I’m not the same girl who was so haunted by C leaving.

Yesterday, I took V to a restaurant for a quick lunch. I fussed around ordering, getting her settled and into a high chair. I didn’t even think about it until we were seated outside with our food.

Oh yeah. I used to come here all the time during the breakup.

It’s a burger place, and I’d lost so much weight during that dark time of 2012 that I would stuff myself to the brim to try to put on weight. (It was not a problem I’d ever had before and I definitely haven’t had that problem since.)

The way the trees moved, the sound of cars going by on the adjacent street, even the way the light filtered down onto our table reminded me so clearly of that time. Missing C. Feeling so heartbroken. Never having anywhere to be, and so spending lots of time on restaurant patios reading books to try to feel better. Getting sore from spending so long in those plastic chairs.

Wow, I thought. I barely remember what it feels like to have gone through that.

There comes a time after every breakup where the pain and obsessive thinking finally release its grip. In other blogs, I’ve called it “the snap.” Suddenly, enough is enough, and the cycle shatters.

That doesn’t mean that there doesn’t continue to be sadness, or longing, or dark days. It just means that the majority of the pain has lost its grip. And because the dark time you’ve just experienced is in such close emotional proximity, you may feel its aftershocks for a long time, even after you’re doing better.

But there will come a day, when, like me…almost six years later, you won’t recognize the person you were when it happened. You will have fully digested that pain, and used it as fertilizer for newer, beautiful things. It will have hollowed you out and made space for new relationships, new interests, new streams of happiness. The person you were will be wholly transformed into someone new.

It will cease to cast its dark shadow over your life. For good.

What will remain behind, thankfully, is compassion. You will feel the pain of others when they go through something similar. And their pain will not scare you.

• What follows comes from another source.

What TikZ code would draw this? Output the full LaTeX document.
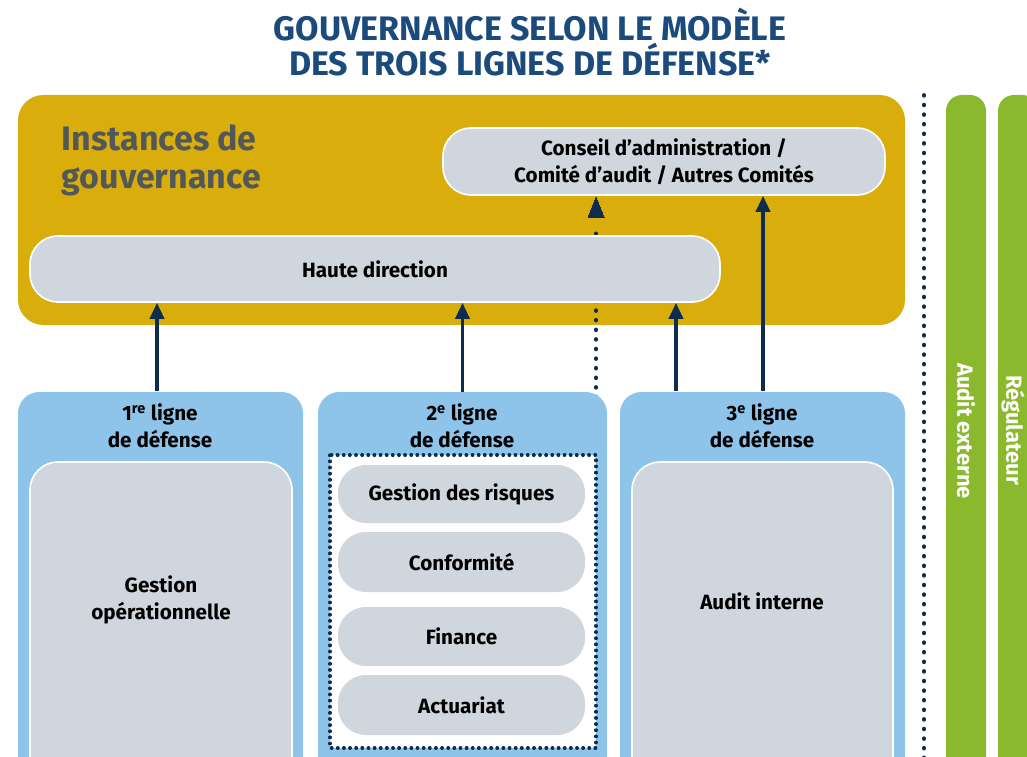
\documentclass[tikz,border=0pt]{standalone}
\usepackage{fontspec}
\setmainfont{Fira Sans}
\usetikzlibrary{arrows.meta}
\definecolor{govgold}{HTML}{D9AE0C}
\definecolor{lineblue}{HTML}{8EC3EA}
\definecolor{boxgrey}{HTML}{D0D6DD}
\definecolor{titlenavy}{HTML}{1B4A7C}
\definecolor{arrownavy}{HTML}{0E2C4E}
\definecolor{leafgreen}{HTML}{8AB92D}
\definecolor{slate}{HTML}{52575A}

\begin{document}
\begin{tikzpicture}[x=0.75pt,y=-0.75pt,
  govbox/.style={fill=govgold, rounded corners=19pt, inner sep=0pt},
  linebox/.style={fill=lineblue, rounded corners=16pt, inner sep=0pt},
  greybox/.style={draw=white, line width=1.2pt, fill=boxgrey, rounded corners=21pt, inner sep=0pt,
    align=center, font=\bfseries\fontsize{15.5}{20}\selectfont},
  greenbar/.style={fill=leafgreen, rounded corners=12pt, inner sep=0pt},
  bodytext/.style={align=center, font=\bfseries\fontsize{15.5}{20}\selectfont},
  uparrow/.style={arrownavy, line width=2.6pt, -{Triangle[width=10.5pt,length=12pt]}},
  dotline/.style={arrownavy, line width=2.8pt, line cap=round, dash pattern=on 0.6pt off 6.6pt},
  dotframe/.style={arrownavy, line width=2.5pt, line cap=round, dash pattern=on 0.4pt off 4.2pt}]
  %%%%% START %%%%%
  \useasboundingbox (0,0) rectangle (1027,756);
  \clip (0,0) rectangle (1027,756);

  \node[align=center, text=titlenavy, font=\bfseries\fontsize{25.5}{26.5}\selectfont] (title) at (530,42)
    {GOUVERNANCE SELON LE MODÈLE\\DES TROIS LIGNES DE DÉFENSE*};

  % instances de gouvernance
  \node[govbox, minimum width=887*0.75pt, minimum height=230*0.75pt] (gov) at (461.5,210) {};
  \node[anchor=west, align=left, text=slate, font=\bfseries\fontsize{25.5}{28.5}\selectfont] (govtext) at (57,160)
    {Instances de\\gouvernance};
  \node[greybox, minimum width=442*0.75pt, minimum height=67*0.75pt] (conseil) at (664,161.5)
    {Conseil d’administration /\\Comité d’audit / Autres Comités};

  % dotted link, 2nd line to the board
  \coordinate (d2) at (596,455);
  \draw[dotline] (d2) -- (596,228);
  \node[greybox, minimum width=690*0.75pt, minimum height=66*0.75pt] (haute) at (375,269) {Haute direction};
  \draw[arrownavy, line width=0pt, fill=arrownavy] (596,197) -- (604,217) -- (588,217) -- cycle;

  % the three lines
  \node[linebox, minimum width=285*0.75pt, minimum height=384*0.75pt] (line1) at (160.5,584) {};
  \node[linebox, minimum width=289*0.75pt, minimum height=384*0.75pt] (line2) at (462.5,584) {};
  \node[linebox, minimum width=285*0.75pt, minimum height=384*0.75pt] (line3) at (762.5,584) {};

  \node[bodytext] (head1) at (160,426) {1\textsuperscript{re} ligne\\de défense};
  \node[bodytext] (head2) at (462,426) {2\textsuperscript{e} ligne\\de défense};
  \node[bodytext] (head3) at (762,426) {3\textsuperscript{e} ligne\\de défense};

  \node[greybox, minimum width=262*0.75pt, minimum height=328*0.75pt] (inner1) at (161,626) {};
  \node[bodytext] (ops) at (161,600) {Gestion\\opérationnelle};
  \node[greybox, minimum width=261*0.75pt, minimum height=328*0.75pt] (inner3) at (762.5,626) {};
  \node[bodytext] (audit) at (762,601) {Audit interne};

  \fill[white] (330,455) rectangle (596,748);
  \draw[dotframe] (330,455) rectangle (596,748);
  \node[greybox, draw=none, minimum width=247*0.75pt, minimum height=58*0.75pt] (risques) at (461.5,494) {Gestion des risques};
  \node[greybox, draw=none, minimum width=247*0.75pt, minimum height=60*0.75pt] (conformite) at (461.5,562) {Conformité};
  \node[greybox, draw=none, minimum width=247*0.75pt, minimum height=59*0.75pt] (finance) at (461.5,636.5) {Finance};
  \node[greybox, draw=none, minimum width=247*0.75pt, minimum height=60*0.75pt] (actuariat) at (461.5,705) {Actuariat};

  % arrows up
  \coordinate (a1) at (157,391);
  \coordinate (a3) at (676,391);
  \coordinate (a4) at (763,391);
  \draw[uparrow] (a1) -- (a1 |- haute.south);
  \draw[uparrow] (line2.north) -- (line2.north |- haute.south);
  \draw[uparrow] (a3) -- (a3 |- haute.south);
  \draw[uparrow] (a4) -- (a4 |- conseil.south);

  % outside parties
  \draw[dotline] (924,95) -- (924,760);
  \node[greenbar, minimum width=40*0.75pt, minimum height=700*0.75pt] (ext) at (966,445) {};
  \node[greenbar, minimum width=40*0.75pt, minimum height=700*0.75pt] (reg) at (1018,445) {};
  \node[rotate=-90, text=white, font=\bfseries\fontsize{16.5}{17}\selectfont] (exttext) at (966,431) {Audit externe};
  \node[rotate=-90, text=white, font=\bfseries\fontsize{16.5}{17}\selectfont] (regtext) at (1013,430) {Régulateur};
  %%%%% END %%%%%
\end{tikzpicture}
\end{document}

It will not bother you to be among them, to help them. You will remember how desperately you wanted that, back in the days of your dark time.

The sun will shine on your face again. And one day, even the places you went in your darkest moments will have zero grip on you. You’ll think, “Oh, how interesting. This used to hurt so much. I can barely remember what that feels like now.”

I promise.

5 thoughts on “Small Life, Slow Life: 27/100 {When I went to a place I used to go during my breakup. And felt…nothing.}

  1. Thanks for writing that… I found out less than an hour ago that I lost my only brother. I’m sad and mad… he was killed and I don’t know the full details but your post was fitting in a way… thank you

  2. The other day, I was out for a nice breakfast with a good friend. He asked me if I had heard or seen any news about A. “No,” I replied “why?” I already guessed what he would tell me though. My ex was engaged to the girl he left me for. The truth was, as I sat there, enjoying an omelette and coffee with a dear friend and pondering my plans for the rest of the day, I couldn’t care much less about this news. I also wasn’t all that surprised. It was a reality that I had long since accepted. Knowing that I’m human, I acknowledged to myself, that at some late hour while I’m pondering why I’m single, MAYBE this news would bother me. In fact, at the end of that day, this news found its way to me through another branch of the proverbial grape vine, and I found myself bothered by the fact that the people around me were talking about it. Still, fewer people were talking than I let myself believe and those who had discussed it had my well-being in mind, so there was no reason to even be bothered by the gossip.

    It’s been a little less than two years since we broke up, but it honestly feels like it has been a million years. My life is so much different than it was then, and I am a much stronger person. The loneliness and tears feel very, very far away. This post was very fitting.